By Sarah Odell
I was an odd mix of girly girl and tomboy growing up. I only wore dresses that twirled, and a perfect Friday afternoon left me covered in dirt, running around a field hockey pitch in cleats and shin guards. There were no showers near the fields, so my parents took me out to dinner covered in sweat and grime. Yes, I played with Barbies and flipped through the pages of Vogue, just dreaming of a day when I would wear the outfits in that magazine.
But one little thing separated me from the women I admired and the dolls I played with.
Well, it actually isn’t little. It’s pretty big. That, of course, is my butt. I also have large thighs, which my grandmother referred to as “polkas” when I was an infant. Pants were always a battle—it seemed impossible to find a pair that fit, let alone that appeared flattering. I watched women on the street with their tiny bottoms and carved thighs — and I was envious.
Envious, that is, until I started getting serious about my squash.
Squash, like field hockey, is a glut and quad-heavy sport. And while the great players are lean, they aren’t tiny. They have powerful butts and thick legs. After all, ladies, you can’t lunge with twigs. In an explosive sport like squash, you have to lunge into the shot and out of it. That movement out of the shot is where the real strength lies—you have to fire up your quads and glut to take an explosive step backward to the T. Through college, as I took my training more seriously, particularly leading up to the Maccabiah Games in Israel, I began to revel in my big butt and thick thighs. They’re my core, the place from which my inner strength emanates.

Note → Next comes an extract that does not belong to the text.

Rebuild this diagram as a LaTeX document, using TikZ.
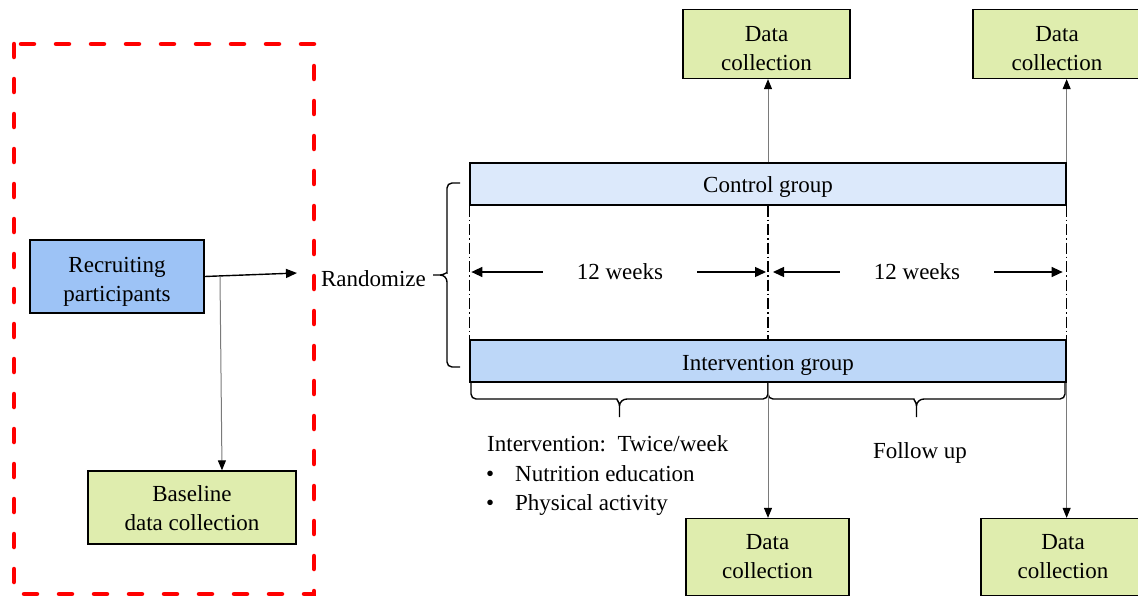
\documentclass[tikz,border=0pt]{standalone}
\usepackage{fontspec}
\setmainfont{Liberation Serif}
\usetikzlibrary{arrows.meta}
\definecolor{recblue}{HTML}{9DC3F6}
\definecolor{ctrlblue}{HTML}{DCE9FB}
\definecolor{intvblue}{HTML}{BDD7F8}
\definecolor{dcgreen}{HTML}{DFEDAE}
\definecolor{linegray}{HTML}{7A7A7A}
\newcommand\txtdrop[1]{\rule{0pt}{#1}}
\tikzset{
  box/.style={draw=black, line width=1.3pt, inner sep=0pt, align=center},
  recbox/.style={box, fill=recblue},
  greenbox/.style={box, fill=dcgreen},
  ctrlbox/.style={box, fill=ctrlblue},
  intvbox/.style={box, fill=intvblue},
  drop/.style={execute at begin node={\rule{0pt}{#1}}},
  thickarrow/.style={draw=black, line width=1.4pt, -{Triangle[length=11pt,width=9pt]}},
  thinarrow/.style={draw=linegray, line width=1pt, -{Triangle[length=10pt,width=8pt,color=black]}},
  weekarrow/.style={draw=black, line width=1.4pt, -{Triangle[length=11pt,width=10pt]}},
  dashdotline/.style={draw=black, line width=1.1pt, dash pattern=on 11pt off 3pt on 1.5pt off 3pt},
  bracestyle/.style={draw=black, line width=1.4pt},
  reddash/.style={draw=red, line width=4.5pt, line cap=round, dash pattern=on 13pt off 22pt},
  label/.style={inner sep=0pt}
}
\begin{document}
\begin{tikzpicture}[x=1pt,y=-1pt,font=\fontsize{23}{29}\selectfont]
\clip (0,0) rectangle (1138,597);
\fill[white] (0,0) rectangle (1138,597);

% red dashed frame
\draw[reddash] (14,44) rectangle (314,594);

% left nodes
\node[recbox, minimum width=174pt, minimum height=73pt] (rec) at (117,276.5) {\txtdrop{25.7pt}Recruiting\\participants};
\node[greenbox, minimum width=208pt, minimum height=73pt] (base) at (192,507.5) {\txtdrop{17.7pt}Baseline\\data collection};
\node[label] (rand) at (373.5,279) {Randomize};

\coordinate (rz) at (297,273);
\draw[thickarrow] (rec.east) -- (rz);
\coordinate (br) at (220,276.5);
\draw[thinarrow] (br) -- (base.north -| 222,0);

% brace to groups
\draw[bracestyle] (460,183) [rounded corners=5pt] -- (447,183) -- (447,268) [sharp corners]
  to[out=-90,in=0] (440,275) -- (433,275)
  (440,275) to[out=0,in=90] (447,282) [rounded corners=5pt] -- (447,367) -- (460,367);

% group bars
\node[ctrlbox, drop=21.7pt, minimum width=596pt, minimum height=42pt] (ctrl) at (768,184) {Control group};
\node[intvbox, drop=23.7pt, minimum width=596pt, minimum height=42pt] (intv) at (768,361) {Intervention group};

% dash-dot separators
\draw[dashdotline] (ctrl.south west) -- (intv.north west);
\draw[dashdotline] (ctrl.south) -- (intv.north);
\draw[dashdotline] (ctrl.south east) -- (intv.north east);

% 12 weeks
\node[label, inner xsep=34pt] (w1) at (620,272) {12 weeks};
\node[label, inner xsep=34pt] (w2) at (917,272) {12 weeks};
\draw[weekarrow, shorten >=2pt] (w1.west) -- (w1.west -| ctrl.south west);
\draw[weekarrow, shorten >=2pt] (w1.east) -- (w1.east -| ctrl.south);
\draw[weekarrow, shorten >=5pt] (w2.west) -- (w2.west -| ctrl.south);
\draw[weekarrow, shorten >=4pt] (w2.east) -- (w2.east -| ctrl.south east);

% bottom braces
\draw[bracestyle] (471,383) [rounded corners=5pt] -- (471,399) -- (612,399) [sharp corners]
  to[out=0,in=90] (619.5,406) -- (619.5,417)
  (619.5,406) to[out=90,in=180] (627,399) [rounded corners=5pt] -- (768,399) -- (768,383);
\draw[bracestyle] (768,383) [rounded corners=5pt] -- (768,399) -- (909,399) [sharp corners]
  to[out=0,in=90] (916.5,406) -- (916.5,417)
  (916.5,406) to[out=90,in=180] (924,399) [rounded corners=5pt] -- (1065,399) -- (1065,383);

% data collection boxes
\node[greenbox, minimum width=167pt, minimum height=69pt] (dc1) at (766.5,44) {\txtdrop{25.2pt}Data\\collection};
\node[greenbox, minimum width=168pt, minimum height=69pt] (dc2) at (1057,44) {\txtdrop{25.2pt}Data\\collection};
\node[greenbox, minimum width=163pt, minimum height=77pt] (dc3) at (767.5,557) {Data\\collection};
\node[greenbox, minimum width=164pt, minimum height=77pt] (dc4) at (1063,557) {Data\\collection};

\draw[thinarrow] (ctrl.north) -- (dc1.south -| ctrl.north);
\draw[thinarrow] (ctrl.north east) -- (dc2.south -| ctrl.north east);
\draw[thinarrow] (intv.south) -- (dc3.north -| intv.south);
\draw[thinarrow] (intv.south east) -- (dc4.north -| intv.south east);

% texts below
\node[label, anchor=west] (itxt) at (487,444) {Intervention:\ \ Twice/week};
\node[label, anchor=west] (nut) at (486,474) {\makebox[29pt][l]{•}Nutrition education};
\node[label, anchor=west] (phy) at (486,505) {\makebox[29pt][l]{•}Physical activity};
\node[label] (fol) at (920,453) {Follow up};
\end{tikzpicture}
\end{document}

All of these women who I admire so very much, are fit and beautiful. And they don’t look like sticks. As a result, they are giving girls and young women like me a new image of female physical beauty. A fake Nike ad — “my butt is big” — stirred plenty of debate recently. The ad may have been a hoax, but the need for a conversation about the female athletic body is real.
The actual female athlete is aggressive and muscular, big and strong. It’s time to get used to it. And guess what I’ve discovered? Oscar de la Renta and Ralph Lauren and Pucci all make dresses…even ones that athletic girls with junk in the trunk can wear.